# What is expected:
Transcribe every line from the top down to the line with "100, 110, 120];", both ends included, but not the pictures.

· · · ·

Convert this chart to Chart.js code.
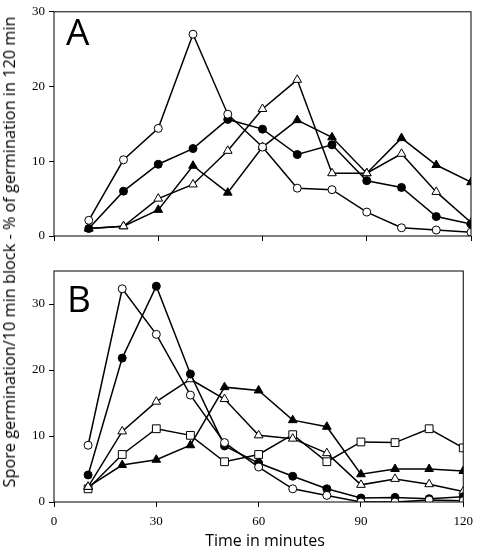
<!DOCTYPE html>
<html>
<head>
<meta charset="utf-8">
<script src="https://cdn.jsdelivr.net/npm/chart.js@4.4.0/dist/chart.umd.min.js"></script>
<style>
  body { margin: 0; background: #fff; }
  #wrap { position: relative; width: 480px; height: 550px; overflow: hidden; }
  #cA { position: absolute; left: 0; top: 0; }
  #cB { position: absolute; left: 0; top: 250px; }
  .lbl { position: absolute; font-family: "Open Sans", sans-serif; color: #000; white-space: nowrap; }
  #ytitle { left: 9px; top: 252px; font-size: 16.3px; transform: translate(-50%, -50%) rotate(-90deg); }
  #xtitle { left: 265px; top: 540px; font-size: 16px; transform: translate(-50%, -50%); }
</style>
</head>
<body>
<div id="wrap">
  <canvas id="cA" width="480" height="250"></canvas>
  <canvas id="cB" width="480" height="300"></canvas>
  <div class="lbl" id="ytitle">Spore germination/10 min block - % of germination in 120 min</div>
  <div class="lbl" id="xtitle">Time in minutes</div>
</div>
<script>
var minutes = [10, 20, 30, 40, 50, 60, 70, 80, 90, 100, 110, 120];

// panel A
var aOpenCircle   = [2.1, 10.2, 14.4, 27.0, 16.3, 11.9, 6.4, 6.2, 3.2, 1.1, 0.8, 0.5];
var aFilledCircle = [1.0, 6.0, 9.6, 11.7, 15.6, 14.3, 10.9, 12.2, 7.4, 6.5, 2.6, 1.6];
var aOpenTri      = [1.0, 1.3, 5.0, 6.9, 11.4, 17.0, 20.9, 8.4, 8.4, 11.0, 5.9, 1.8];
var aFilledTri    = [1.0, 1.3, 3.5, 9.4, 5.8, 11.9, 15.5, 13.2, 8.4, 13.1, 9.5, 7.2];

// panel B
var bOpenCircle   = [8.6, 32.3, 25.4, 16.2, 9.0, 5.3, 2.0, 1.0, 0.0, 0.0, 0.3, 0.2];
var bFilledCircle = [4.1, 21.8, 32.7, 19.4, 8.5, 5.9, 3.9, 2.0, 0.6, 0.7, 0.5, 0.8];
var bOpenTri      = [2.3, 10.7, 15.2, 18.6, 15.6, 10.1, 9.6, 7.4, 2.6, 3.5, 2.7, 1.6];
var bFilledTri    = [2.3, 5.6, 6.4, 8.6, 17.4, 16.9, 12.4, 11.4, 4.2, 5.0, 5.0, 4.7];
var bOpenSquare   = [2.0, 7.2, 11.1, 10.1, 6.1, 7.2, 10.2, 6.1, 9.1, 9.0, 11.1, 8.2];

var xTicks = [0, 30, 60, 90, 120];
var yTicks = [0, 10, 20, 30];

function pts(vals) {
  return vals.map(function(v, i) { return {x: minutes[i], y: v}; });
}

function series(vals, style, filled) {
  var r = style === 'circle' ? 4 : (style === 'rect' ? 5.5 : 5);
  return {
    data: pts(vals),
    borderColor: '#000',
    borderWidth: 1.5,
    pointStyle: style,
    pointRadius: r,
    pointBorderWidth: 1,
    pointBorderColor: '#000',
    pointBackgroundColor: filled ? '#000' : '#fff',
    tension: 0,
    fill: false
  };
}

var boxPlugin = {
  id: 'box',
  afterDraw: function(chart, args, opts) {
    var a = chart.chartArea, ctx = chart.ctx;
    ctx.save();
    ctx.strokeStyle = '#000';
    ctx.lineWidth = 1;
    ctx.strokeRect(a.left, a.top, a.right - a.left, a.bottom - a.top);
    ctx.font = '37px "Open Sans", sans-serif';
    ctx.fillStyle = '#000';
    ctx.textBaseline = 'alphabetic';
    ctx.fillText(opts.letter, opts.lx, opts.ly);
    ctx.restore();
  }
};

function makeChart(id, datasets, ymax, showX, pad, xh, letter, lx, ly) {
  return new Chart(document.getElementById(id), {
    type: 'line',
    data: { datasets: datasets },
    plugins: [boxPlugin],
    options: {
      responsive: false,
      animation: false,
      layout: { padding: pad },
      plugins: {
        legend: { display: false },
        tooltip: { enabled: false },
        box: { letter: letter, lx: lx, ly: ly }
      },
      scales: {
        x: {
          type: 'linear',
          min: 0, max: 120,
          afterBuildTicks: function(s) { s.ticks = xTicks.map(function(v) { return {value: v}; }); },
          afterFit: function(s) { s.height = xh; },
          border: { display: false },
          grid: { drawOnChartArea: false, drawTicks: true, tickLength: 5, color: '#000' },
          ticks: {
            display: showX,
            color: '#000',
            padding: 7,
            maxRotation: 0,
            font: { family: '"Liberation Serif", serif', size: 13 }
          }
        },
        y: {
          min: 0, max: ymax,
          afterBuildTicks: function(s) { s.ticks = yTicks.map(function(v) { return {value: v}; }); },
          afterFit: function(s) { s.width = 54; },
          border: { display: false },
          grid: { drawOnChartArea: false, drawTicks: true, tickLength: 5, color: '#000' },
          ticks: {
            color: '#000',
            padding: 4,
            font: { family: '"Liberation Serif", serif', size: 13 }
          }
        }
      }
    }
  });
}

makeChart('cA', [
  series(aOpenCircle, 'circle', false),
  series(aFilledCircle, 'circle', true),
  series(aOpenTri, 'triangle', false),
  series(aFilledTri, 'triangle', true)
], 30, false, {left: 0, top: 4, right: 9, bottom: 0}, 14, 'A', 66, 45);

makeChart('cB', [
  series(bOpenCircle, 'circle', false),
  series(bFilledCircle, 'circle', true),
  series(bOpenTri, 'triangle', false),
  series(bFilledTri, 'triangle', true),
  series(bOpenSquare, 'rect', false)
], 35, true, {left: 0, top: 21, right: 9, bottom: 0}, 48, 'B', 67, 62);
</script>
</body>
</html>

· · · ·

# Answer to the problem:
Convert this chart to Chart.js code.
<!DOCTYPE html>
<html>
<head>
<meta charset="utf-8">
<script src="https://cdn.jsdelivr.net/npm/chart.js@4.4.0/dist/chart.umd.min.js"></script>
<style>
  body { margin: 0; background: #fff; }
  #wrap { position: relative; width: 480px; height: 550px; overflow: hidden; }
  #cA { position: absolute; left: 0; top: 0; }
  #cB { position: absolute; left: 0; top: 250px; }
  .lbl { position: absolute; font-family: "Open Sans", sans-serif; color: #000; white-space: nowrap; }
  #ytitle { left: 9px; top: 252px; font-size: 16.3px; transform: translate(-50%, -50%) rotate(-90deg); }
  #xtitle { left: 265px; top: 540px; font-size: 16px; transform: translate(-50%, -50%); }
</style>
</head>
<body>
<div id="wrap">
  <canvas id="cA" width="480" height="250"></canvas>
  <canvas id="cB" width="480" height="300"></canvas>
  <div class="lbl" id="ytitle">Spore germination/10 min block - % of germination in 120 min</div>
  <div class="lbl" id="xtitle">Time in minutes</div>
</div>
<script>
var minutes = [10, 20, 30, 40, 50, 60, 70, 80, 90, 100, 110, 120];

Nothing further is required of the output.